The feature will not at present work safely with legacy vclocks. This branch generally relies on vector clock comparison only for equality checking, and removes some of the relatively expensive whole body equality tests (either as a result of set:from_list/1 or riak_object:equal/2), which are believed to be a legacy of issues with pre-dvv clocks.

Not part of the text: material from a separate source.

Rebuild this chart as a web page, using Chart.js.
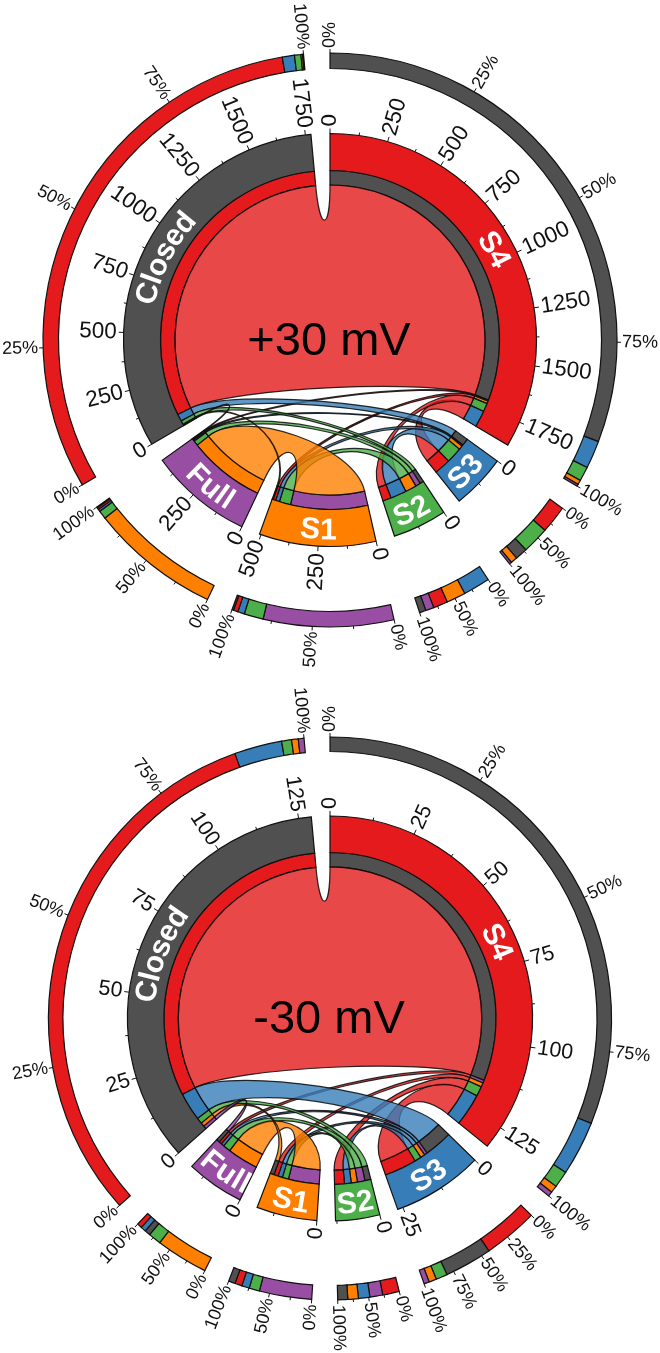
<!DOCTYPE html>
<html>
<head>
<meta charset="utf-8">
<script src="https://cdn.jsdelivr.net/npm/chart.js@4"></script>
<style>
html,body{margin:0;padding:0;background:#fff;}
canvas{position:absolute;left:0;}
</style>
</head>
<body>
<canvas id="topChart" style="top:0"></canvas>
<canvas id="bottomChart" style="top:684px"></canvas>
<script>
const sectors = ['S4','S3','S2','S1','Full','Closed'];
const sectorColors = ['#e41a1c','#377eb8','#4daf4a','#ff7f00','#984ea3','#505050'];
const ribbonColors = ['rgba(228,26,28,0.8)','rgba(55,126,184,0.8)','rgba(77,175,74,0.8)','rgba(255,127,0,0.8)','rgba(152,78,163,0.8)','rgba(80,80,80,0.8)'];
// clockwise order of partners inside each sector's link ring
const partnerOrder = [[5,4,3,2,1],[5,4,3,2,0],[5,4,3,1,0],[4,2,1,0,5],[3,2,1,0,5],[4,3,2,1,0]];

// +30 mV flows, rows and columns follow `sectors`
const topS4     = [0,87,45,14,6,1708];
const topS3     = [87,0,84,21,7,38];
const topS2     = [45,84,0,60,26,20];
const topS1     = [14,21,60,0,407,5];
const topFull   = [6,7,26,407,0,3];
const topClosed = [1708,38,20,5,3,0];
const topPercentLabelStep = [25,50,50,50,50,25];

// -30 mV flows
const botS4     = [0,11.5,3.5,1.5,1,114];
const botS3     = [11.5,0,2.4,1.6,1.1,10];
const botS2     = [3.5,2.4,0,2.2,2.7,2.1];
const botS1     = [1.5,1.6,2.2,0,11,1.4];
const botFull   = [1,1.1,2.7,11,0,1.2];
const botClosed = [114,10,2.1,1.4,1.2,0];
const botPercentLabelStep = [25,25,50,50,50,25];

const GAP_DEG = 5.3;
const RIBBON_PULL = 0.7;
const FONT = '"Liberation Sans", Arial, sans-serif';

function buildPanel(id, flows, opts) {
  const totals = flows.map(r => r.reduce((a,b)=>a+b,0));
  const grand = totals.reduce((a,b)=>a+b,0);
  const gap = grand * GAP_DEG / (360 - sectors.length * GAP_DEG);

  const main = {data:[],backgroundColor:[],borderWidth:[]};
  const link = {data:[],backgroundColor:[],borderWidth:[]};
  const pct  = {data:[],backgroundColor:[],borderWidth:[]};
  const push = (d,v,c,b) => {d.data.push(v);d.backgroundColor.push(c);d.borderWidth.push(b);};
  const mainIndex = [], linkIndex = {};

  sectors.forEach((name,i) => {
    mainIndex[i] = main.data.length;
    push(main,totals[i],sectorColors[i],1.2);
    push(main,gap,'rgba(0,0,0,0)',0);
    partnerOrder[i].forEach(p => {
      linkIndex[i+'-'+p] = link.data.length;
      push(link,flows[i][p],sectorColors[p],1.2);
    });
    push(link,gap,'rgba(0,0,0,0)',0);
    partnerOrder[i].slice().sort((a,b)=>flows[i][b]-flows[i][a]).forEach(p => {
      push(pct,flows[i][p],sectorColors[p],1.2);
    });
    push(pct,gap,'rgba(0,0,0,0)',0);
  });

  const R = opts.radii;
  const weights = [R[0]-R[1],R[1]-R[2],R[2]-R[3],R[3]-R[4]];

  const chordPlugin = {
    id:'chord',
    afterDatasetsDraw(chart){
      const ctx = chart.ctx;
      const cx = (chart.chartArea.left+chart.chartArea.right)/2;
      const cy = (chart.chartArea.top+chart.chartArea.bottom)/2;
      const mainArcs = chart.getDatasetMeta(2).data;
      const linkArcs = chart.getDatasetMeta(3).data;
      const rLink = linkArcs[0].innerRadius;
      const at = (a,r)=>[cx+r*Math.cos(a),cy+r*Math.sin(a)];
      const curve = (a,b) => {
        const c1=at(a,rLink*RIBBON_PULL), c2=at(b,rLink*RIBBON_PULL), p=at(b,rLink);
        ctx.bezierCurveTo(c1[0],c1[1],c2[0],c2[1],p[0],p[1]);
      };
      // ribbons
      ctx.save();
      for (let i=0;i<sectors.length;i++){
        for (let j=i+1;j<sectors.length;j++){
          const A = linkArcs[linkIndex[i+'-'+j]];
          const B = linkArcs[linkIndex[j+'-'+i]];
          ctx.beginPath();
          ctx.arc(cx,cy,rLink,A.startAngle,A.endAngle);
          curve(A.endAngle,B.startAngle);
          ctx.arc(cx,cy,rLink,B.startAngle,B.endAngle);
          curve(B.endAngle,A.startAngle);
          ctx.closePath();
          ctx.fillStyle = ribbonColors[i];
          ctx.fill();
          ctx.strokeStyle='rgba(10,10,10,0.85)';
          ctx.lineWidth=1.2;
          ctx.stroke();
        }
      }
      ctx.restore();

      const tick = (a,r0,len) => {
        const p0=at(a,r0), p1=at(a,r0+len);
        ctx.beginPath();ctx.moveTo(p0[0],p0[1]);ctx.lineTo(p1[0],p1[1]);ctx.stroke();
      };
      const radial = (text,a,r,font) => {
        const p = at(a,r);
        ctx.save();
        ctx.translate(p[0],p[1]);
        let bearing = (a+Math.PI/2) % (2*Math.PI);
        if (bearing<0) bearing += 2*Math.PI;
        ctx.font = font; ctx.fillStyle='#111'; ctx.textBaseline='middle';
        if (bearing < Math.PI-0.001){ ctx.rotate(a); ctx.textAlign='left'; }
        else { ctx.rotate(a+Math.PI); ctx.textAlign='right'; }
        ctx.fillText(text,0,0);
        ctx.restore();
      };

      ctx.save();
      ctx.strokeStyle='#111'; ctx.lineWidth=1;
      const mainOuter = R[2], pctOuter = R[0];
      sectors.forEach((name,i) => {
        const arc = mainArcs[mainIndex[i]];
        const s = arc.startAngle, e = arc.endAngle;
        const perUnit = (e-s)/totals[i];
        // value axis
        const half = opts.tickStep/2;
        for (let k=0; k*half<=totals[i]+1e-6; k++){
          const a = s + k*half*perUnit;
          if (k%2===0){
            tick(a,mainOuter,5);
            radial(String(k*half),a,mainOuter+7,opts.valueFont+'px '+FONT);
          } else tick(a,mainOuter,3);
        }
        // percent axis
        const step = opts.pctSteps[i];
        for (let q=0;q<=100;q+=25){
          const a = s + (e-s)*q/100;
          if (q%step===0){
            tick(a,pctOuter,4);
            radial(q+'%',a,pctOuter+5,opts.pctFont+'px '+FONT);
          } else tick(a,pctOuter,3);
        }
        // sector name, bent along the ring
        const mid = (s+e)/2;
        const rText = (R[2]+R[3])/2;
        let bearing = (mid+Math.PI/2)%(2*Math.PI);
        const flip = bearing>Math.PI/2 && bearing<3*Math.PI/2;
        ctx.save();
        ctx.font='bold '+opts.nameFont+'px '+FONT;
        ctx.fillStyle='#fff'; ctx.textAlign='center'; ctx.textBaseline='middle';
        const widths=[...name].map(c=>ctx.measureText(c).width);
        const tw=widths.reduce((x,y)=>x+y,0);
        let run=-tw/2;
        [...name].forEach((c,n)=>{
          const off=(run+widths[n]/2)/rText;
          const a= flip ? mid-off : mid+off;
          const p=at(a,rText);
          ctx.save();
          ctx.translate(p[0],p[1]+3);
          ctx.rotate(a+(flip?-Math.PI/2:Math.PI/2));
          ctx.fillText(c,0,0);
          ctx.restore();
          run+=widths[n];
        });
        ctx.restore();
      });
      // panel label
      ctx.fillStyle='#000';
      ctx.font=opts.labelFont+'px '+FONT;
      ctx.textAlign='center'; ctx.textBaseline='middle';
      ctx.fillText(opts.label,cx-1,cy+2);
      ctx.restore();
    }
  };

  return new Chart(document.getElementById(id),{
    type:'doughnut',
    data:{labels:[],datasets:[
      Object.assign({weight:weights[0]},pct),
      {weight:weights[1],data:[1],backgroundColor:['rgba(0,0,0,0)'],borderWidth:[0]},
      Object.assign({weight:weights[2]},main),
      Object.assign({weight:weights[3]},link)
    ]},
    options:{
      responsive:false,
      animation:false,
      radius:R[0],
      cutout:(R[4]/R[0]*100)+'%',
      layout:{padding:0},
      events:[],
      elements:{arc:{borderColor:'#111',borderJoinStyle:'miter',borderAlign:'center'}},
      plugins:{legend:{display:false},tooltip:{enabled:false}}
    },
    plugins:[chordPlugin]
  });
}

function setSize(id,w,h){const c=document.getElementById(id);c.width=w;c.height=h;c.style.width=w+'px';c.style.height=h+'px';}
setSize('topChart',660,680);
setSize('bottomChart',660,669);

buildPanel('topChart',[topS4,topS3,topS2,topS1,topFull,topClosed],{
  radii:[287,271.5,206.5,169.5,155],tickStep:250,pctSteps:topPercentLabelStep,
  valueFont:22.5,pctFont:18,nameFont:30,labelFont:47,label:'+30 mV'});
buildPanel('bottomChart',[botS4,botS3,botS2,botS1,botFull,botClosed],{
  radii:[281.5,267,202.5,166,151.7],tickStep:25,pctSteps:botPercentLabelStep,
  valueFont:21.5,pctFont:18,nameFont:30,labelFont:47,label:'-30 mV'});
</script>
</body>
</html>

In tests, the benefit of this may not be that significant - as the primary resource saved is disk/network, and so if these are not the resources under pressure, the gain may not be significant. In tests bound by CPU not disks, only a 10% improvement has so far been measured with this feature.
PUT -> Using HEAD
Branch: mas-leveled-putfsm
Branched-From: mas-leveled-getfsm
Description:
The standard PUT process for Riak requires the PUT to be forwarded to a coordinating vnode first. The coordinating PUT process requires the object to be fetched from the local vnode only, and a new updated Object created. The remaining n-1 vnodes are then sent the update object as a PUT, and once w/dw/pw nodes have responded the PUT is acknowledged.
The other n-1 vnodes must also do a local GET before the vnode PUT (so as not to erase a more up-to-date value that may not have been present at the coordinating vnode).
This branch changes the behaviour slightly at the non-coordinating vnodes. These vnodes will now try a HEAD request before the local PUT (not a GET request), and if the HEAD request contains a vclock which is dominated by the updated PUT, it will not attempt to fetch the whole object for the syntactic merge.
This should save two object fetches (where n=3) in most circumstances.